Power Imbalance Put Women At A Disadvantage
Biologically, women are more vulnerable to HIV, and this is exacerbated by a culturally sanctioned power imbalance, according to Dr Adeeba, who was also on the panel of the forum.
The International AIDS Society president cited condom negotiation as an example of power imbalance that put a woman’s life at risk before HIV treatment was available.
“In the days when we had nothing but condoms to prevent HIV, whether you’re married to a male person, or worse still if you’re a sex worker, to insist that your male partner wears a condom was an issue.
“Women had to negotiate something that was life-threatening in the days before there was treatment.”
Dr Adeeba, an infectious disease expert from University of Malaya, noted that in countries where gender disparity is greater, men may come forward for treatment while women will not.
“Because the stigma and discrimination on women tend to be greater than that for men, so coming forward for prevention and treatment can also be a big issue,” she said.
Torn Between Family And Career
Dr Adeeba, former dean of the Faculty of Medicine at University of Malaya, said a big problem in Malaysia that prohibits many women from advancing in their career is the lack of child and elderly care.
She observed that while more women may go to medical school, fewer enter specialty training and assume leadership positions.
“Part of that problem is that the need to go for postgraduate training also coincides with the time your biological clock is running out,” maintained Dr Adeeba, who is a member of the World Health Organization Science Council.
“Forget about boards, even to advance in their career, when they are desperate to start a family and nurture that family, there’s that collision at a time when many of us are advancing in our careers.
“Having that support — whether parental, spousal, in-law and governmental support in providing affordable child care — is crucial before you even talk about women at the board level.”
Gender Board Quota The Right Way
Nevertheless, Yatela maintained that the government is on the right path by instituting a requirement that all public listed companies have at least one female board member and senior manager by January 2023.
She cited Norway as an example of a country that overcame resistance to a constitutional requirement for female representation.
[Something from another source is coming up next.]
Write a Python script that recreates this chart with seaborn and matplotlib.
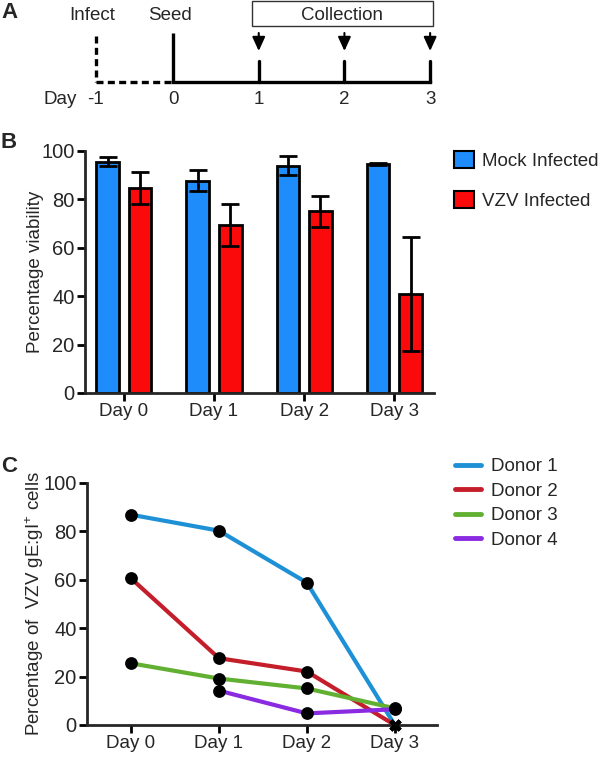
import numpy as np
import pandas as pd
import matplotlib
matplotlib.use('Agg')
import matplotlib.pyplot as plt
import seaborn as sns
from matplotlib.patches import Patch, Rectangle
from matplotlib.lines import Line2D

# Panel A: experiment timeline
timeline_days = [0, 1, 2, 3]
timeline_labels = ['0', '1', '2', '3']
infect_day = -0.9   # drawn a bit closer to day 0, as in the schematic
collection_days = [1, 2, 3]

# Panel B: viability
days = ['Day 0', 'Day 1', 'Day 2', 'Day 3']
groups = ['Mock Infected', 'VZV Infected']
mock_viability = [95.6, 87.8, 93.9, 94.8]
mock_err = [1.8, 4.4, 4.0, 0.4]
vzv_viability = [84.7, 69.3, 75.0, 40.9]
vzv_err = [6.7, 8.7, 6.3, 23.5]

# Panel C: gE:gI+ cells per donor
donors = ['Donor 1', 'Donor 2', 'Donor 3', 'Donor 4']
donor1 = [86.9, 80.3, 58.8, 0.0]
donor2 = [60.6, 27.6, 22.1, 0.0]
donor3 = [25.5, 19.2, 15.1, 6.9]
donor4 = [np.nan, 14.2, 4.8, 6.5]

bar_colors = ['#1E8CFA', '#FA0A0A']
donor_colors = ['#1E90D6', '#C41E2A', '#62B032', '#8A2BE2']

sns.set_style('ticks')
plt.rcParams['font.family'] = ['Liberation Sans', 'DejaVu Sans']
plt.rcParams['mathtext.fontset'] = 'custom'
plt.rcParams['mathtext.rm'] = 'Liberation Sans'
plt.rcParams['mathtext.default'] = 'regular'
plt.rcParams['font.size'] = 13.5

W, H = 600, 757
fig = plt.figure(figsize=(6, 7.57), dpi=100)

# ---------- A ----------
ax_a = fig.add_axes([0, 1 - 125 / H, 1, 125 / H])
ax_a.set_xlim(-2.019, 4.982)
ax_a.set_ylim(125, 0)
ax_a.axis('off')
lw_a = 2.4
dash = (0, (2.1, 1.3))
ax_a.plot([infect_day] * 2, [36, 82], color='black', lw=lw_a, ls=dash)
ax_a.plot([infect_day, timeline_days[0]], [82, 82], color='black', lw=lw_a, ls=dash)
ax_a.plot([timeline_days[0]] * 2, [33, 82], color='black', lw=lw_a, solid_capstyle='butt')
ax_a.plot([timeline_days[0], timeline_days[-1]], [82, 82], color='black', lw=lw_a,
          solid_capstyle='projecting')
for d in collection_days:
    ax_a.plot([d, d], [61, 82], color='black', lw=lw_a)
    ax_a.annotate('', xy=(d, 51), xytext=(d, 33),
                  arrowprops=dict(arrowstyle='-|>,head_length=0.7,head_width=0.32',
                                  color='black', lw=1.5, mutation_scale=12,
                                  shrinkA=0, shrinkB=0))
box_left = min(collection_days) - 0.08
box_right = max(collection_days) + 0.03
ax_a.add_patch(Rectangle((box_left, 1), box_right - box_left, 25, fill=False, lw=1.0,
                         edgecolor='#333333'))
ax_a.text((box_left + box_right) / 2, 15, 'Collection', ha='center', va='center')
ax_a.text(infect_day - 0.04, 15, 'Infect', ha='center', va='center')
ax_a.text(timeline_days[0] - 0.03, 15, 'Seed', ha='center', va='center')
ax_a.text(infect_day - 0.42, 100, 'Day', ha='center', va='center')
ax_a.text(infect_day, 100, '-1', ha='center', va='center')
for d, lab in zip(timeline_days, timeline_labels):
    ax_a.text(d, 100, lab, ha='center', va='center')

# ---------- B ----------
df_b = pd.DataFrame({
    'Day': days * 2,
    'Viability': mock_viability + vzv_viability,
    'Group': [groups[0]] * 4 + [groups[1]] * 4,
})
ax_b = fig.add_axes([85 / W, 1 - 393 / H, 349 / W, 242 / H])
sns.barplot(data=df_b, x='Day', y='Viability', hue='Group', palette=bar_colors,
            width=0.72, gap=0.3, saturation=1, edgecolor='black', linewidth=2,
            errorbar=None, legend=False, ax=ax_b)
for cont, err in zip(ax_b.containers, [mock_err, vzv_err]):
    xs = [b.get_x() + b.get_width() / 2 for b in cont]
    ys = [b.get_height() for b in cont]
    ax_b.errorbar(xs, ys, yerr=err, fmt='none', ecolor='black', elinewidth=2,
                  capsize=6.5, capthick=2, zorder=5)
ax_b.set_xlim(-0.43, 3.44)
ax_b.set_ylim(0, 100)
ax_b.set_yticks(range(0, 101, 20))
ax_b.set_xlabel('')
ax_b.set_ylabel('Percentage viability', fontsize=13.5)
ax_b.yaxis.set_label_coords(-0.117, 0.5)
handles_b = [Patch(facecolor=c, edgecolor='black', lw=1.5, label=g) for c, g in zip(bar_colors, groups)]
ax_b.legend(handles=handles_b, loc='upper left', bbox_to_anchor=(454 / W, 1 - 151 / H),
            bbox_transform=fig.transFigure, frameon=False, handlelength=1.05, handleheight=1.05,
            handletextpad=0.45, labelspacing=1.1, borderpad=0, borderaxespad=0, fontsize=13.5)

# ---------- C ----------
df_c = pd.DataFrame({
    'Day': days * 4,
    'Percent': donor1 + donor2 + donor3 + donor4,
    'Donor': [dn for dn in donors for _ in days],
}).dropna()
ax_c = fig.add_axes([87 / W, 1 - 725 / H, 350 / W, 242 / H])
sns.lineplot(data=df_c, x='Day', y='Percent', hue='Donor', palette=donor_colors,
             lw=3, legend=False, ax=ax_c)
sns.scatterplot(data=df_c[df_c['Percent'] > 0], x='Day', y='Percent', color='black',
                s=85, linewidth=0, zorder=4, legend=False, ax=ax_c)
sns.scatterplot(data=df_c[df_c['Percent'] == 0], x='Day', y='Percent', color='black',
                marker='X', s=80, linewidth=0, zorder=4, legend=False, clip_on=False, ax=ax_c)
ax_c.set_xlim(-0.5, 3.48)
ax_c.set_ylim(0, 100)
ax_c.set_yticks(range(0, 101, 20))
ax_c.set_xlabel('')
ax_c.set_ylabel('Percentage of  VZV gE:gI$^{+}$ cells', fontsize=13.5)
ax_c.yaxis.set_label_coords(-0.117, 0.5)
handles_c = [Line2D([], [], color=c, lw=3.5, label=dn) for c, dn in zip(donor_colors, donors)]
ax_c.legend(handles=handles_c, loc='upper left', bbox_to_anchor=(455 / W, 1 - 458 / H),
            bbox_transform=fig.transFigure, frameon=False, handlelength=1.4,
            handletextpad=0.5, labelspacing=0.4, borderpad=0, borderaxespad=0, fontsize=13.5)

for ax in (ax_b, ax_c):
    sns.despine(ax=ax)
    for s in ('left', 'bottom'):
        ax.spines[s].set_linewidth(2)
    ax.tick_params(axis='both', width=2, length=5.5, pad=2, color='black')
    ax.tick_params(axis='x', labelsize=13.5)
    ax.tick_params(axis='y', labelsize=14.5)

fig.text(1 / W, 1 - 13 / H, 'A', fontsize=16, fontweight='bold', va='center')
fig.text(1 / W, 1 - 142 / H, 'B', fontsize=16, fontweight='bold', va='center')
fig.text(1 / W, 1 - 466 / H, 'C', fontsize=16, fontweight='bold', va='center')

fig.savefig('out.png', dpi=100)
“In 2003, the Norwegian government passed a law that required companies to have at least 40 per cent of their board members be women. After a grace period of two years for existing companies, failure to achieve 40 per cent would lead to the company being delisted.
“There was backlash at first, but now the quota law has become a non-issue in Norway,” said Yatela, adding that people should not be afraid of upsetting the apple cart.
“So, we’re concerned about ruffling feathers and we’re concerned about taking that big step. I feel personally that this big step needs to be taken and feathers need to be ruffled before things can happen.”
Dr Adeeba said that women in particular should be bold enough to put themselves forward. “Let’s make our voices heard to demand the institutional support we need.”
“It would be great if that could be a catalyst for women and men who are listening to this show to start demanding at their own workplaces and build the momentum to demand nationally.
“For all the women listening, believe in yourself. Believe you can be there along with all those men, who are often not half as good as you are anyway, and demand for your seat at the table.”